§ SUPPLIED RECORDS
▬▬▬▬▬▬
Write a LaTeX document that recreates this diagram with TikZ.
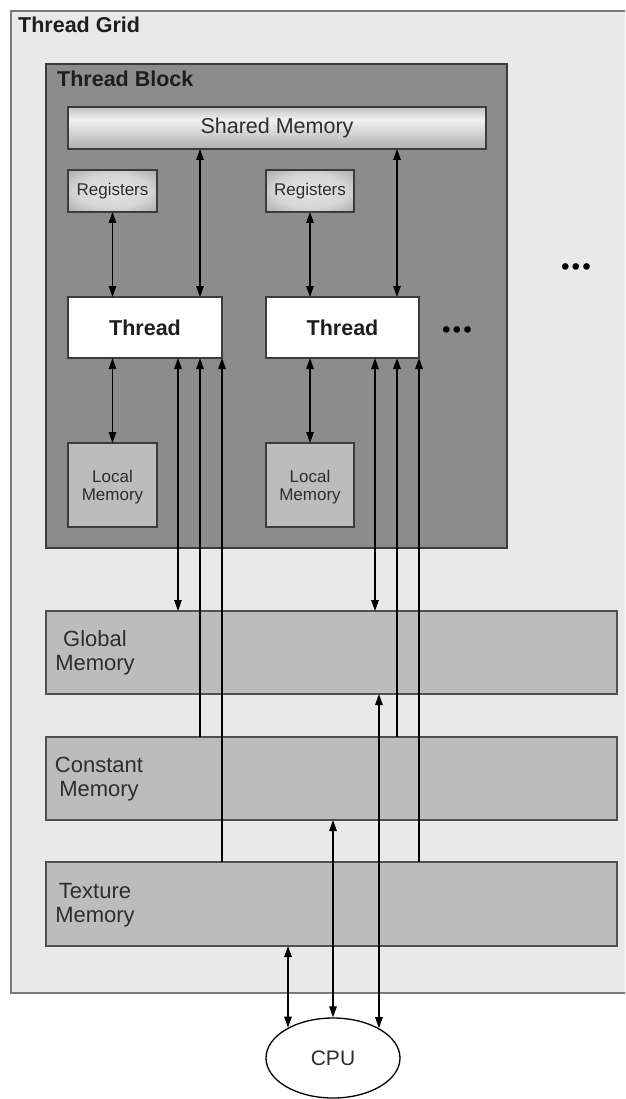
▬▬▬▬▬▬
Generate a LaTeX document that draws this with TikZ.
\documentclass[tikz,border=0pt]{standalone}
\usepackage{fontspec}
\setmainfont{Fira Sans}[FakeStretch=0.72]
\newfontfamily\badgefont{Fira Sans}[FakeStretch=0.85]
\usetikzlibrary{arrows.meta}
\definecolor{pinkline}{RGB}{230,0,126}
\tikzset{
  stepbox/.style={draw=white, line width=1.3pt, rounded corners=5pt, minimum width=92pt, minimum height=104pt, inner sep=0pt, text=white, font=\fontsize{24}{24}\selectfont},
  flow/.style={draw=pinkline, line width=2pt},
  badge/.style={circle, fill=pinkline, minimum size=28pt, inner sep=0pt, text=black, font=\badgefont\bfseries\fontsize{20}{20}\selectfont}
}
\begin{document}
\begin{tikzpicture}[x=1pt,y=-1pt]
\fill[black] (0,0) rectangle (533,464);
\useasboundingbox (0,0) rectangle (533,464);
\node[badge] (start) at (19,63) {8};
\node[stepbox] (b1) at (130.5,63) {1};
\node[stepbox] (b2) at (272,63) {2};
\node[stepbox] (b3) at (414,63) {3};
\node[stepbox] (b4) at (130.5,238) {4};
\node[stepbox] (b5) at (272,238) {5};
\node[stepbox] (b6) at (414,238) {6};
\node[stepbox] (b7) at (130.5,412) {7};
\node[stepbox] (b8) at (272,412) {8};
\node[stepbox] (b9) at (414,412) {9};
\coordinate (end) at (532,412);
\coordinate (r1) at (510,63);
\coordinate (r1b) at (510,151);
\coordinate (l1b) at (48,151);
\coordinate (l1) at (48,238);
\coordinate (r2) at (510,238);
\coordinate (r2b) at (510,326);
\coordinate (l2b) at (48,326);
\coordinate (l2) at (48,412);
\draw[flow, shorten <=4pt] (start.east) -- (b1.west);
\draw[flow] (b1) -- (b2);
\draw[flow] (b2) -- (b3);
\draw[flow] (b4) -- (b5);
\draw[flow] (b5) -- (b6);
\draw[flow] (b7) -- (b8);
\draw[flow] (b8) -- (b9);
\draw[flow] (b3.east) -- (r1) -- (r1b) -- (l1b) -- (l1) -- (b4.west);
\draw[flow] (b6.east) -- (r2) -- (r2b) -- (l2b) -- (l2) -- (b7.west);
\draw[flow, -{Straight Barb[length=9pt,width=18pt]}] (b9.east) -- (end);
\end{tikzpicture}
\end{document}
▬▬▬▬▬▬
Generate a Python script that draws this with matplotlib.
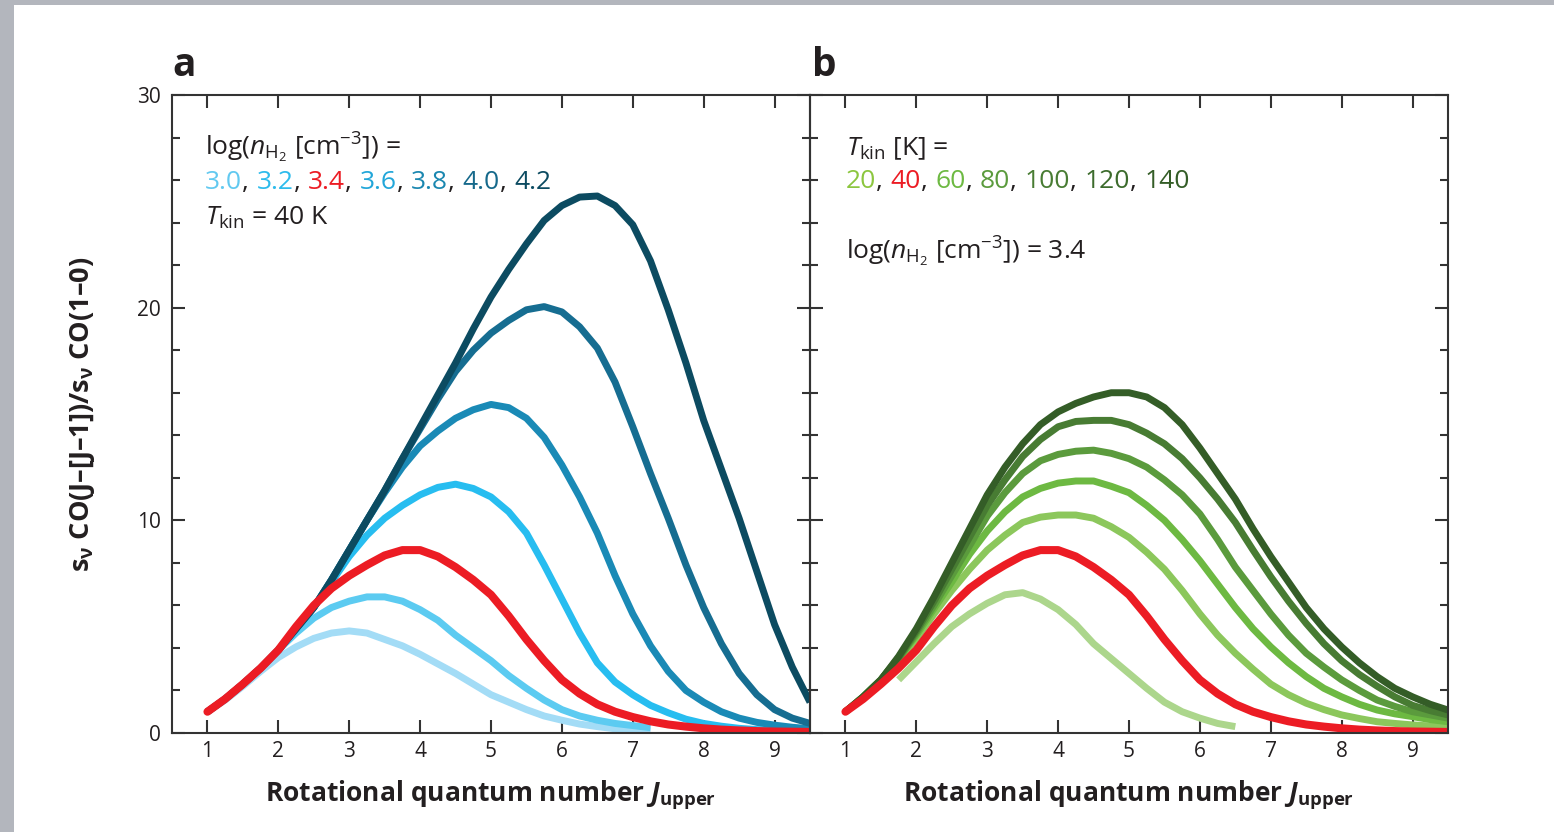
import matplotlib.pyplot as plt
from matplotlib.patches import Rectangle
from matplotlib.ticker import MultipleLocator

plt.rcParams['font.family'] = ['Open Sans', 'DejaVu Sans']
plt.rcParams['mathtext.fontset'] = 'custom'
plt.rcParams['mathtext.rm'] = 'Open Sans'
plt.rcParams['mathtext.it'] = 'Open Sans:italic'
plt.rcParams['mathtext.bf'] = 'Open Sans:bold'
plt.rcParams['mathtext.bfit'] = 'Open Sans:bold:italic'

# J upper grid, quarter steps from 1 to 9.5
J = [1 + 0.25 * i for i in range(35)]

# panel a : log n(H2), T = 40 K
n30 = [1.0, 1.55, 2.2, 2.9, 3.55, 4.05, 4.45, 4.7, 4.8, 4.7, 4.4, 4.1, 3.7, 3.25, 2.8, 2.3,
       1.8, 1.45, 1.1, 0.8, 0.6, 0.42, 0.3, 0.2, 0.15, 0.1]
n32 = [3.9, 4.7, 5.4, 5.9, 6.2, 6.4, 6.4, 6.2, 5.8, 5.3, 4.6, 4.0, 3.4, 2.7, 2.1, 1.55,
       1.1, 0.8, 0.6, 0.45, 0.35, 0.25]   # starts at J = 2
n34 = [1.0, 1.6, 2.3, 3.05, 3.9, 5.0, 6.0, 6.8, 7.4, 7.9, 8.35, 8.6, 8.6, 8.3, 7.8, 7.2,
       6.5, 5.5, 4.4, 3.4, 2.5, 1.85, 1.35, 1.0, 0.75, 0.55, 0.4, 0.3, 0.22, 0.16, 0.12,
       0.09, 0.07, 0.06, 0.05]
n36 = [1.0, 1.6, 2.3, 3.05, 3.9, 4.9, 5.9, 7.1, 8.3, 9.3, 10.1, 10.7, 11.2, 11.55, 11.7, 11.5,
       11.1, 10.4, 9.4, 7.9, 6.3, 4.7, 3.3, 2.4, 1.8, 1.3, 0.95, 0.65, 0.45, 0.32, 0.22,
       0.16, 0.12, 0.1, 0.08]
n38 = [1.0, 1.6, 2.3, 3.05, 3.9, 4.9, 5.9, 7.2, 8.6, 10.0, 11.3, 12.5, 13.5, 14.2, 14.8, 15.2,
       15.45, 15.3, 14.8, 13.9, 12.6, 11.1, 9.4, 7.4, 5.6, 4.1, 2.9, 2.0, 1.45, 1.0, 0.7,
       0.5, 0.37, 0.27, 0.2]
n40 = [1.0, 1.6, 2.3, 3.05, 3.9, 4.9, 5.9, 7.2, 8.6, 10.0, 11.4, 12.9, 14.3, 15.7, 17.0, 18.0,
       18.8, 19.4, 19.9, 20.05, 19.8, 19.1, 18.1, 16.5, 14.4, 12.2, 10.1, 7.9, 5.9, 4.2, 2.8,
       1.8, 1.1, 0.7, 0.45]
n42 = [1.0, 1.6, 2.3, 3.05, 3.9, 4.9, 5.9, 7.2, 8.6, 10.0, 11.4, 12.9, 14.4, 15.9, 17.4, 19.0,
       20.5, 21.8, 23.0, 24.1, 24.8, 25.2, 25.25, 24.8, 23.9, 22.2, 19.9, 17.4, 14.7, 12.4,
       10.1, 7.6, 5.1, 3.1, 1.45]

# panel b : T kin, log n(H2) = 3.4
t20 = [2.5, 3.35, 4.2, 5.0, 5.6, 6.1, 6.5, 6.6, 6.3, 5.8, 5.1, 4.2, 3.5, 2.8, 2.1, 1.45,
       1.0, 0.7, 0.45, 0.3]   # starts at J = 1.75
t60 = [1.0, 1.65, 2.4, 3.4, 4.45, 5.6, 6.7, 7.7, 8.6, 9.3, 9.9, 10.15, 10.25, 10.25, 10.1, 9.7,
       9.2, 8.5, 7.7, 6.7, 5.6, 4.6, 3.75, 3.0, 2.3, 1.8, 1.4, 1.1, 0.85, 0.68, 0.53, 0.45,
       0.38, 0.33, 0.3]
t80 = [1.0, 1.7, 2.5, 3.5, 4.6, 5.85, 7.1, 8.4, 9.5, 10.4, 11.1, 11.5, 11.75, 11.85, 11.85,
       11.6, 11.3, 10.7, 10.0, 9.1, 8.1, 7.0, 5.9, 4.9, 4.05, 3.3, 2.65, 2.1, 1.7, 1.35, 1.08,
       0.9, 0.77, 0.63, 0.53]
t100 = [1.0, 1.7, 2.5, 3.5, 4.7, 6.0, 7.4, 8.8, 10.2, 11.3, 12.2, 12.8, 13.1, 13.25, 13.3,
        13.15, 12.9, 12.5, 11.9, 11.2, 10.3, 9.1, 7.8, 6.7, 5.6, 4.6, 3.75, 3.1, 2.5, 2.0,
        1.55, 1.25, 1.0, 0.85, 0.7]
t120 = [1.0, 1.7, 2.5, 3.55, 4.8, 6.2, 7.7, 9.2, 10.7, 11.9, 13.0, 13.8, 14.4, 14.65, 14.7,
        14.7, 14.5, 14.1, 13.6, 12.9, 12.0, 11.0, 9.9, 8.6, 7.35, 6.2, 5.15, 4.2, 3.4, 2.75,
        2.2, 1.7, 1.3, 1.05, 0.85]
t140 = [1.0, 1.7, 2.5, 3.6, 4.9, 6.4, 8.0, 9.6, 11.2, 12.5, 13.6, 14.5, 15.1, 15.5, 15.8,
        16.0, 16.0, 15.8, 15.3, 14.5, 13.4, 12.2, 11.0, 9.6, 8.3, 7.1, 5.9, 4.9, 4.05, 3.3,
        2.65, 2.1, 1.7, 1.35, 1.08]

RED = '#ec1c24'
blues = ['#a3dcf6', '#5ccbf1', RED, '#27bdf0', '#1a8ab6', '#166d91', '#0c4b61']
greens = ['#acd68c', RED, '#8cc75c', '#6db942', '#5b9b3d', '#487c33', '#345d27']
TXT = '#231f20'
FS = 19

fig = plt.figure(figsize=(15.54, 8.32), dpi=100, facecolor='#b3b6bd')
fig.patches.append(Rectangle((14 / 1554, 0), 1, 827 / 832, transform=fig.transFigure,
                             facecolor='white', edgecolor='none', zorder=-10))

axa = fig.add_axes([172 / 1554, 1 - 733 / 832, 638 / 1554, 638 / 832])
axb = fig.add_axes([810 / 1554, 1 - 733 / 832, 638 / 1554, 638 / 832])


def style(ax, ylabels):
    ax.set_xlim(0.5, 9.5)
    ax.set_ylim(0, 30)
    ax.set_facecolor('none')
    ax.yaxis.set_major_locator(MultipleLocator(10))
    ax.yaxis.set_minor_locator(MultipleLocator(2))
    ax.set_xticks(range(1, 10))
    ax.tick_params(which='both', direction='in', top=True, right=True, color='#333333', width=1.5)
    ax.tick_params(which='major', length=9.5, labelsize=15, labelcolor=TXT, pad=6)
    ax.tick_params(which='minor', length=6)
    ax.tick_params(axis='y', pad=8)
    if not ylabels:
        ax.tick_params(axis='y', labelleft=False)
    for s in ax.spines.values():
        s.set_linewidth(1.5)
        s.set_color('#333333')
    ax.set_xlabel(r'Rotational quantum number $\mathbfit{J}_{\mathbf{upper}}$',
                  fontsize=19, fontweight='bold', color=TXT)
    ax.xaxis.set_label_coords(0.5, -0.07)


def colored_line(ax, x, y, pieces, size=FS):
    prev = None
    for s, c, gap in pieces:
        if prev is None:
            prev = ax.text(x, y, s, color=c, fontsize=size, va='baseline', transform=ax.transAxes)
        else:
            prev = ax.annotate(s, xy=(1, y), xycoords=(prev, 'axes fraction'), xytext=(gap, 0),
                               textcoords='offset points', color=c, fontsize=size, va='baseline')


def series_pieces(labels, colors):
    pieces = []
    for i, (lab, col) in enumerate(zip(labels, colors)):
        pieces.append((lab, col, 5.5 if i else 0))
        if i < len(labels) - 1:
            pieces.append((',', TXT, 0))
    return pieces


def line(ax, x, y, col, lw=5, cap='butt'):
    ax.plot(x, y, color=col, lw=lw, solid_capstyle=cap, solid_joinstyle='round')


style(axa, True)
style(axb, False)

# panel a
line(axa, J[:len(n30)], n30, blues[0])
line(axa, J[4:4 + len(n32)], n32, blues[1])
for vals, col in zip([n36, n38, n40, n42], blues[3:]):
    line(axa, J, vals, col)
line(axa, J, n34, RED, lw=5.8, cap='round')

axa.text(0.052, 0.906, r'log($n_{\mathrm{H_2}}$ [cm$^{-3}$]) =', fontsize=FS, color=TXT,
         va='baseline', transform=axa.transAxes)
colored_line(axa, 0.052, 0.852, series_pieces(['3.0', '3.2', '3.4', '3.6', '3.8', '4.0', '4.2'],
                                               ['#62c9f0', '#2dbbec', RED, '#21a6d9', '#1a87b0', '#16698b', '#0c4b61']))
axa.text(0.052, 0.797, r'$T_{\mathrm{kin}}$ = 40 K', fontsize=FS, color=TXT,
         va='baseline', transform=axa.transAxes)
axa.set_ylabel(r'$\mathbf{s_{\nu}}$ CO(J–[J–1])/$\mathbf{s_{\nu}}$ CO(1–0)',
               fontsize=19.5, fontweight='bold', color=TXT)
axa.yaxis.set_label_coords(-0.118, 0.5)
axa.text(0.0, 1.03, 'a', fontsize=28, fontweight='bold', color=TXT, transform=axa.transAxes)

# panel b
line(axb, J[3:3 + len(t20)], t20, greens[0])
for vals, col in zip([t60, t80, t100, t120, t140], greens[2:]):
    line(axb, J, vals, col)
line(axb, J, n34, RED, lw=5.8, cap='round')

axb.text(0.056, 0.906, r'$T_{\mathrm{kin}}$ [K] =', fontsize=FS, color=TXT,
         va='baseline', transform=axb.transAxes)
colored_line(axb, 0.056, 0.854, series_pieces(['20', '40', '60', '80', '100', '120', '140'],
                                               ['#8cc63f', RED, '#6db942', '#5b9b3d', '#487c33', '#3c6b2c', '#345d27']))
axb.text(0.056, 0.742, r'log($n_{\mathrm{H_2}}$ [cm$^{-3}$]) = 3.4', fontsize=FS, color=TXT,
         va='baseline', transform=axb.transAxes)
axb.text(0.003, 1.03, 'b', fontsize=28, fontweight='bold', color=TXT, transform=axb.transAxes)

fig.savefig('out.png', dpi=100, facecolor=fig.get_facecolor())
▬▬▬▬▬▬
§ THE EXERCISE
Among the entries above, take the lines from the one with "Generate a Python" through the one with "J = [1 + 0.25 * i for i in range(35)]" and retype them exactly, leaving out the pictures.

§ TASK OUTPUT
Generate a Python script that draws this with matplotlib.
import matplotlib.pyplot as plt
from matplotlib.patches import Rectangle
from matplotlib.ticker import MultipleLocator

plt.rcParams['font.family'] = ['Open Sans', 'DejaVu Sans']
plt.rcParams['mathtext.fontset'] = 'custom'
plt.rcParams['mathtext.rm'] = 'Open Sans'
plt.rcParams['mathtext.it'] = 'Open Sans:italic'
plt.rcParams['mathtext.bf'] = 'Open Sans:bold'
plt.rcParams['mathtext.bfit'] = 'Open Sans:bold:italic'

# J upper grid, quarter steps from 1 to 9.5
J = [1 + 0.25 * i for i in range(35)]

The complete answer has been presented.